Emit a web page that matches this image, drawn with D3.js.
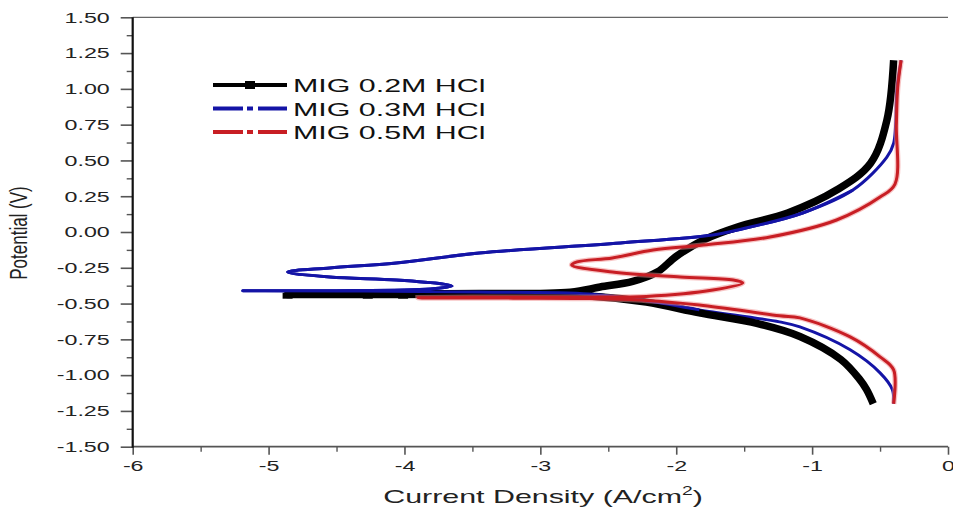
<!DOCTYPE html>
<html><head><meta charset="utf-8">
<script src="https://cdn.jsdelivr.net/npm/d3@7"></script>
<style>body{margin:0;background:#fff} svg{display:block} text{font-family:"Liberation Sans",Arial,sans-serif}</style>
</head><body><svg id="c" width="953" height="514"></svg>
<script>
// ---------- data ----------
const xTicks = [-6, -5, -4, -3, -2, -1, 0];
const xTickLabels = ["-6", "-5", "-4", "-3", "-2", "-1", "0"];
const xMinorTicks = [-5.5, -4.5, -3.5, -2.5, -1.5, -0.5];
const yTicks = [-1.5, -1.25, -1, -0.75, -0.5, -0.25, 0, 0.25, 0.5, 0.75, 1, 1.25, 1.5];
const yTickLabels = ["-1.50", "-1.25", "-1.00", "-0.75", "-0.50", "-0.25", "0.00", "0.25", "0.50", "0.75", "1.00", "1.25", "1.50"];
const yMinorTicks = [-1.375, -1.125, -0.875, -0.625, -0.375, -0.125, 0.125, 0.375, 0.625, 0.875, 1.125, 1.375];

const seriesNames = ["MIG 0.2M HCl", "MIG 0.3M HCl", "MIG 0.5M HCl"];

// log current density (A/cm2) and potential (V), in scan order
const current02 = [-0.55, -0.60, -0.65, -0.79, -1.09, -1.40, -1.83, -2.22, -2.64, -3.45, -4.03, -4.86, -4.03, -3.45, -2.78, -2.56, -2.32, -2.14, -2.00, -1.80, -1.55, -1.18, -0.82, -0.57, -0.45, -0.40];
const potential02 = [-1.20, -1.10, -1.03, -0.89, -0.73, -0.64, -0.565, -0.49, -0.447, -0.436, -0.436, -0.437, -0.432, -0.43, -0.42, -0.384, -0.345, -0.28, -0.17, -0.056, 0.035, 0.133, 0.293, 0.48, 0.78, 1.20];
const markerCurrent02 = [-4.86, -4.27, -4.01];
const markerPotential02 = [-0.445, -0.445, -0.445];

const current03 = [-0.40, -0.41, -0.50, -0.72, -1.09, -1.24, -1.83, -2.22, -2.64, -3.45, -4.30, -5.19, -4.50, -3.81, -3.65, -3.72, -4.06, -4.55, -4.86, -4.55, -4.06, -3.45, -2.41, -1.73, -1.55, -1.07, -0.70, -0.45, -0.40, -0.375, -0.345];
const potential03 = [-1.20, -1.10, -0.984, -0.823, -0.663, -0.628, -0.544, -0.48, -0.433, -0.419, -0.412, -0.41, -0.41, -0.398, -0.377, -0.363, -0.335, -0.314, -0.279, -0.251, -0.216, -0.147, -0.077, -0.021, 0.014, 0.133, 0.293, 0.523, 0.62, 1.01, 1.20];

const current05 = [-0.40, -0.40, -0.50, -0.72, -1.09, -1.24, -1.83, -2.22, -2.64, -3.20, -3.90, -3.20, -2.64, -2.22, -1.73, -1.51, -1.58, -1.97, -2.47, -2.77, -2.73, -2.47, -2.17, -1.80, -1.31, -0.82, -0.50, -0.39, -0.38, -0.37, -0.345];
const potential05 = [-1.20, -0.963, -0.872, -0.733, -0.60, -0.585, -0.51, -0.478, -0.465, -0.462, -0.46, -0.455, -0.455, -0.45, -0.405, -0.356, -0.335, -0.314, -0.279, -0.23, -0.209, -0.181, -0.126, -0.091, -0.035, 0.084, 0.244, 0.335, 0.75, 1.01, 1.20];

// ---------- layout ----------
const svg = d3.select("#c");
const L = 132.7, R = 948, T = 17.3, B = 446.7;
const SX = 1.55; // horizontal text stretch of the reference
const x = d3.scaleLinear().domain([-6, 0]).range([L, R]);
const y = d3.scaleLinear().domain([-1.5, 1.5]).range([B, T]);
const FONT = "Liberation Sans, Arial, sans-serif";

// ---------- curves ----------
const line = d3.line().x(d => x(d[0])).y(d => y(d[1])).curve(d3.curveCatmullRom.alpha(0.5));
const plot = svg.append("g");
plot.append("path").datum(d3.zip(current03, potential03)).attr("d", line)
  .attr("fill", "none").attr("stroke", "#1414a6").attr("stroke-width", 3).attr("stroke-linejoin", "round");
plot.append("path").datum(d3.zip(current02, potential02)).attr("d", line)
  .attr("fill", "none").attr("stroke", "#000").attr("stroke-width", 7.5).attr("stroke-linejoin", "round");
plot.selectAll("rect.m").data(d3.zip(markerCurrent02, markerPotential02)).join("rect")
  .attr("x", d => x(d[0]) - 5).attr("y", d => y(d[1]) - 3).attr("width", 10).attr("height", 6).attr("fill", "#000");
// blue overlay on the flat Ecorr region and upper arm (blue is drawn over black there)
plot.append("path").datum(d3.zip(current03, potential03).slice(6, 27)).attr("d", line)
  .attr("fill", "none").attr("stroke", "#1414a6").attr("stroke-width", 3).attr("stroke-linejoin", "round");
plot.append("path").datum(d3.zip(current05, potential05)).attr("d", line)
  .attr("fill", "none").attr("stroke", "#f08a8a").attr("stroke-opacity", 0.5).attr("stroke-width", 5.5);
plot.append("path").datum(d3.zip(current05, potential05)).attr("d", line)
  .attr("fill", "none").attr("stroke", "#c81e24").attr("stroke-width", 3).attr("stroke-linejoin", "round");

// ---------- axes ----------
const gy = svg.append("g").attr("transform", `translate(${L},0)`)
  .call(d3.axisLeft(y).tickValues(yTicks).tickFormat((d, i) => yTickLabels[i]).tickSize(12).tickSizeOuter(0).tickPadding(11));
gy.attr("font-size", 15).attr("font-family", FONT);
gy.select(".domain").remove();
gy.selectAll(".tick line").attr("stroke", "#555").attr("stroke-width", 1.6);
gy.selectAll(".tick text").attr("fill", "#222").attr("transform", function () {
  const xx = +d3.select(this).attr("x");
  return `translate(${xx},0) scale(${SX},1) translate(${-xx},0)`;
});
svg.append("g").attr("transform", `translate(${L},0)`)
  .call(d3.axisLeft(y).tickValues(yMinorTicks).tickFormat("").tickSize(6).tickSizeOuter(0))
  .call(g => g.select(".domain").remove())
  .selectAll(".tick line").attr("stroke", "#555").attr("stroke-width", 1.4);

const gx = svg.append("g").attr("transform", `translate(0,${B})`)
  .call(d3.axisBottom(x).tickValues(xTicks).tickFormat((d, i) => xTickLabels[i]).tickSize(8).tickSizeOuter(0).tickPadding(6));
gx.attr("font-size", 15).attr("font-family", FONT);
gx.select(".domain").remove();
gx.selectAll(".tick line").attr("stroke", "#555").attr("stroke-width", 1.6);
gx.selectAll(".tick text").attr("fill", "#222").attr("transform", `scale(${SX},1)`);
svg.append("g").attr("transform", `translate(0,${B})`)
  .call(d3.axisBottom(x).tickValues(xMinorTicks).tickFormat("").tickSize(5).tickSizeOuter(0))
  .call(g => g.select(".domain").remove())
  .selectAll(".tick line").attr("stroke", "#555").attr("stroke-width", 1.4);

// frame lines
svg.append("line").attr("x1", L).attr("x2", R).attr("y1", B).attr("y2", B).attr("stroke", "#555").attr("stroke-width", 1.8);
svg.append("line").attr("x1", L).attr("x2", R).attr("y1", T).attr("y2", T).attr("stroke", "#666").attr("stroke-width", 1.3);
svg.append("line").attr("x1", L).attr("x2", L).attr("y1", T).attr("y2", B + 1).attr("stroke", "#111").attr("stroke-width", 2.2);

// ---------- titles ----------
const xt = svg.append("text").attr("font-family", FONT).attr("font-size", 19).attr("fill", "#222")
  .attr("text-anchor", "middle").attr("transform", `translate(543,503) scale(1.6,1)`);
xt.append("tspan").text("Current Density (A/cm");
xt.append("tspan").attr("font-size", 12).attr("dy", -8).text("2");
xt.append("tspan").attr("dy", 8).text(")");

svg.append("text").attr("font-family", FONT).attr("font-size", 17).attr("fill", "#222")
  .attr("text-anchor", "middle").attr("transform", `translate(27,233) scale(1.4,1) rotate(-90)`)
  .text("Potential (V)");

// ---------- legend ----------
const legColors = ["#000", "#1414a6", "#c81e24"];
const leg = svg.append("g");
seriesNames.forEach((name, i) => {
  const ly = 85 + i * 23.5;
  const g = leg.append("g");
  if (i === 0) {
    g.append("line").attr("x1", 213).attr("x2", 287).attr("y1", ly).attr("y2", ly).attr("stroke", "#000").attr("stroke-width", 4);
    g.append("rect").attr("x", 245).attr("y", ly - 4).attr("width", 10).attr("height", 8).attr("fill", "#000");
  } else {
    g.append("line").attr("x1", 213).attr("x2", 287).attr("y1", ly).attr("y2", ly).attr("stroke", legColors[i])
      .attr("stroke-width", 4).attr("stroke-dasharray", "30 4 6 5 30");
  }
  g.append("text").attr("font-family", FONT).attr("font-size", 19).attr("fill", "#111")
    .attr("transform", `translate(293,${ly + 7}) scale(1.6,1)`).text(name);
});
</script></body></html>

┄┄┄┄┄┄

• THE PROBLEM: Write out again, exactly, the lines from the start of the listing up to the line containing "const markerPotential02 = [-0.445, -0.445, -0.445];", with both ends and without pictures.

• SOLUTION TO THIS TASK:
Emit a web page that matches this image, drawn with D3.js.
<!DOCTYPE html>
<html><head><meta charset="utf-8">
<script src="https://cdn.jsdelivr.net/npm/d3@7"></script>
<style>body{margin:0;background:#fff} svg{display:block} text{font-family:"Liberation Sans",Arial,sans-serif}</style>
</head><body><svg id="c" width="953" height="514"></svg>
<script>
// ---------- data ----------
const xTicks = [-6, -5, -4, -3, -2, -1, 0];
const xTickLabels = ["-6", "-5", "-4", "-3", "-2", "-1", "0"];
const xMinorTicks = [-5.5, -4.5, -3.5, -2.5, -1.5, -0.5];
const yTicks = [-1.5, -1.25, -1, -0.75, -0.5, -0.25, 0, 0.25, 0.5, 0.75, 1, 1.25, 1.5];
const yTickLabels = ["-1.50", "-1.25", "-1.00", "-0.75", "-0.50", "-0.25", "0.00", "0.25", "0.50", "0.75", "1.00", "1.25", "1.50"];
const yMinorTicks = [-1.375, -1.125, -0.875, -0.625, -0.375, -0.125, 0.125, 0.375, 0.625, 0.875, 1.125, 1.375];

const seriesNames = ["MIG 0.2M HCl", "MIG 0.3M HCl", "MIG 0.5M HCl"];

// log current density (A/cm2) and potential (V), in scan order
const current02 = [-0.55, -0.60, -0.65, -0.79, -1.09, -1.40, -1.83, -2.22, -2.64, -3.45, -4.03, -4.86, -4.03, -3.45, -2.78, -2.56, -2.32, -2.14, -2.00, -1.80, -1.55, -1.18, -0.82, -0.57, -0.45, -0.40];
const potential02 = [-1.20, -1.10, -1.03, -0.89, -0.73, -0.64, -0.565, -0.49, -0.447, -0.436, -0.436, -0.437, -0.432, -0.43, -0.42, -0.384, -0.345, -0.28, -0.17, -0.056, 0.035, 0.133, 0.293, 0.48, 0.78, 1.20];
const markerCurrent02 = [-4.86, -4.27, -4.01];
const markerPotential02 = [-0.445, -0.445, -0.445];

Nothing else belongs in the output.